La increíble historia de dos pueblos: Cajón de Ginebra Grande y Cajón de Ginebra Chico

En el vasto corazón de la meseta patagónica, donde el viento escribe su propia música y la soledad se hace paisaje, existen dos localidades con nombres que despiertan sonrisas y asombro: Cajón de Ginebra Grande y Cajón de Ginebra Chico.

La explicación de semejante bautismo no proviene de algún prócer ni de un acontecimiento épico, sino de un hecho tan fortuito como pintoresco. A fines del siglo XIX, entre los años 1880 y 1890, eran comunes los viajes de carretas que unían el valle 16 de Octubre con el valle inferior del río Chubut. En una de esas travesías, cargadas con materiales y provisiones para las viviendas que comenzaban a levantarse en los Andes, un cajón de ginebra cayó al suelo.

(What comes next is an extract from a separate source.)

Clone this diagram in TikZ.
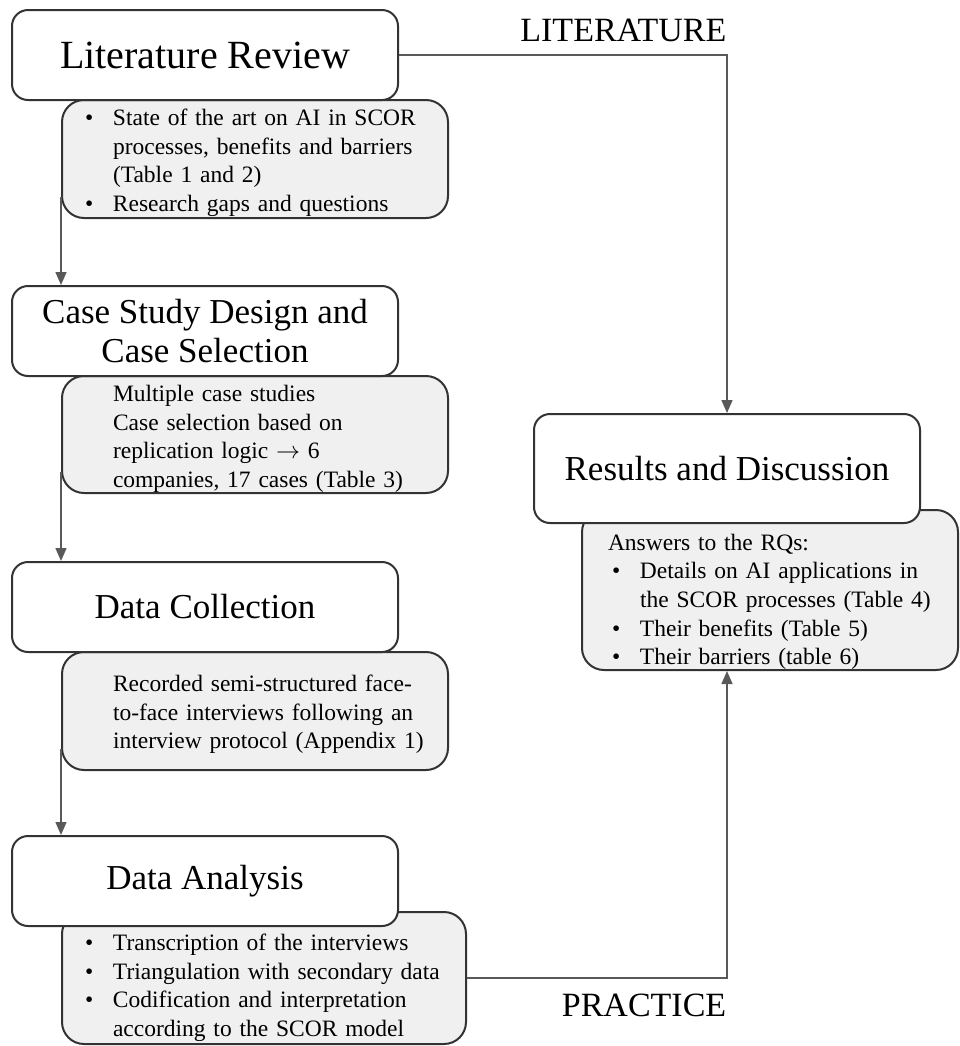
\documentclass[tikz,border=0pt]{standalone}
\usepackage{fontspec}
\setmainfont{Liberation Serif}
\usetikzlibrary{arrows.meta, positioning}

\newcommand{\bul}{\makebox[14pt][l]{\textbullet}}
\newcommand{\ind}{\hspace*{14pt}}
\newcommand{\lift}[1]{\rule{0pt}{#1}}

\tikzset{
  stage/.style={draw=black!80, line width=1pt, fill=white, rounded corners=8pt,
    minimum width=193pt, minimum height=45pt, align=center,
    font=\fontsize{17.5}{19.5}\selectfont},
  notes/.style={draw=black!80, line width=1pt, fill=black!6, rounded corners=11pt,
    align=left, inner xsep=11.5pt, inner ysep=0pt, text width=170pt,
    font=\fontsize{11.75}{14.3}\selectfont},
  link/.style={draw=black!65, line width=0.75pt, -{Triangle[width=5.5pt,length=6.5pt]}},
  tag/.style={font=\fontsize{17}{20}\selectfont, inner sep=0pt},
}

\begin{document}
\begin{tikzpicture}[x=0.5pt, y=-0.5pt]
  \useasboundingbox (0,0) rectangle (960,1046);

  % grey detail boxes first, the stage boxes sit on top of them
  \node[notes, minimum height=59pt] (g1) at (255,159)
    {\lift{12pt}\bul State of the art on AI in SCOR\\ \ind processes, benefits and barriers\\
     \ind (Table 1 and 2)\\ \bul Research gaps and questions};
  \node[notes, minimum height=58.5pt] (g2) at (255,434.5)
    {\lift{12.5pt}\ind Multiple case studies\\ \ind Case selection based on\\
     \ind replication logic $\rightarrow$ 6\\ \ind companies, 17 cases (Table 3)};
  \node[notes, minimum height=59pt] (g3) at (255,711)
    {\lift{11.5pt}\ind Recorded semi-structured face-\\ \ind to-face interviews following an\\
     \ind interview protocol (Appendix 1)};
  \node[notes, minimum height=66pt, text width=179pt] (g4) at (264,978)
    {\lift{18pt}\bul Transcription of the interviews\\ \bul Triangulation with secondary data\\
     \bul Codification and interpretation\\ \ind according to the SCOR model};
  \node[notes, minimum height=80pt, inner xsep=13pt, text width=162pt] (g5) at (770,590)
    {\lift{20pt}Answers to the RQs:\\ \hspace*{2pt}\bul Details on AI applications in\\
     \hspace*{16pt}the SCOR processes (Table 4)\\ \hspace*{2pt}\bul Their benefits (Table 5)\\
     \hspace*{2pt}\bul Their barriers (table 6)};

  % stages
  \node[stage, font=\fontsize{20}{24}\selectfont] (lit) at (205,55) {Literature Review};
  \node[stage] (design) at (205,331) {Case Study Design and\\Case Selection};
  \node[stage] (collect) at (205,607) {Data Collection};
  \node[stage] (analysis) at (205,881) {Data Analysis};
  \node[stage, minimum height=54.5pt] (results) at (727,468.5) {Results and Discussion};

  % flow
  \draw[link] ([yshift=11pt]g1.south west) -- (g1.south west |- design.north);
  \draw[link] ([yshift=11pt]g2.south west) -- (g2.south west |- collect.north);
  \draw[link] ([yshift=11pt]g3.south west) -- (g3.south west |- analysis.north);
  \draw[link] (lit.east) -| node[tag, pos=0.5, anchor=south east, yshift=6pt] {LITERATURE} (results.north);
  \draw[link] (g4.east) -| node[tag, pos=0.5, anchor=north east, yshift=-7.5pt] {PRACTICE} (results.south |- g5.south);
\end{tikzpicture}
\end{document}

El hecho quedó como referencia ineludible en un territorio sin señales: a partir de entonces, cualquier viajero decía que algo había ocurrido “más acá” o “más allá del cajón de ginebra”. Tiempo después, otro episodio idéntico volvió a repetirse: un cajón, pero esta vez de mayor tamaño, se desplomó sobre el camino. La memoria popular no dudó en hacer la distinción: el lugar del primero pasó a llamarse Cajón de Ginebra Chico, y el del segundo, Cajón de Ginebra Grande.

En idioma galés, la zona es conocida como Bocs Gin, que significa “ginebra triste”, un nombre que encierra una cierta melancolía, como si aquel descuido quedara impregnado en la geografía.

Con el tiempo, Cajón de Ginebra Grande tuvo su pequeña vida comunitaria: en 1908 abrió el almacén de ramos generales “Los Mellizos”, y en 1922 se inauguró la Escuela Nacional N° 64, donde llegaron a asistir unos veinte niños. Hoy, las calles y algunas casas en ruinas recuerdan que allí hubo una vida que se apagó lentamente, y el paraje se conserva casi como un pueblo fantasma.

Por su parte, Cajón de Ginebra Chico se mantiene como referencia en los mapas y en la memoria viajera, como un eco del mismo relato que dio sentido a ambos nombres.

En los alrededores, la ganadería ovina sostiene todavía la economía, mientras que la geología revela huellas de mares antiguos y sedimentos del Triásico. Es decir, un lugar donde la naturaleza habla de eras inconmensurables y los humanos dejan huellas tan curiosas como la de un cajón olvidado.

Así, lo que comenzó como un simple accidente terminó por regalarle a la Patagonia dos de sus topónimos más insólitos, recordando que a veces la historia de un pueblo puede nacer de lo inesperado.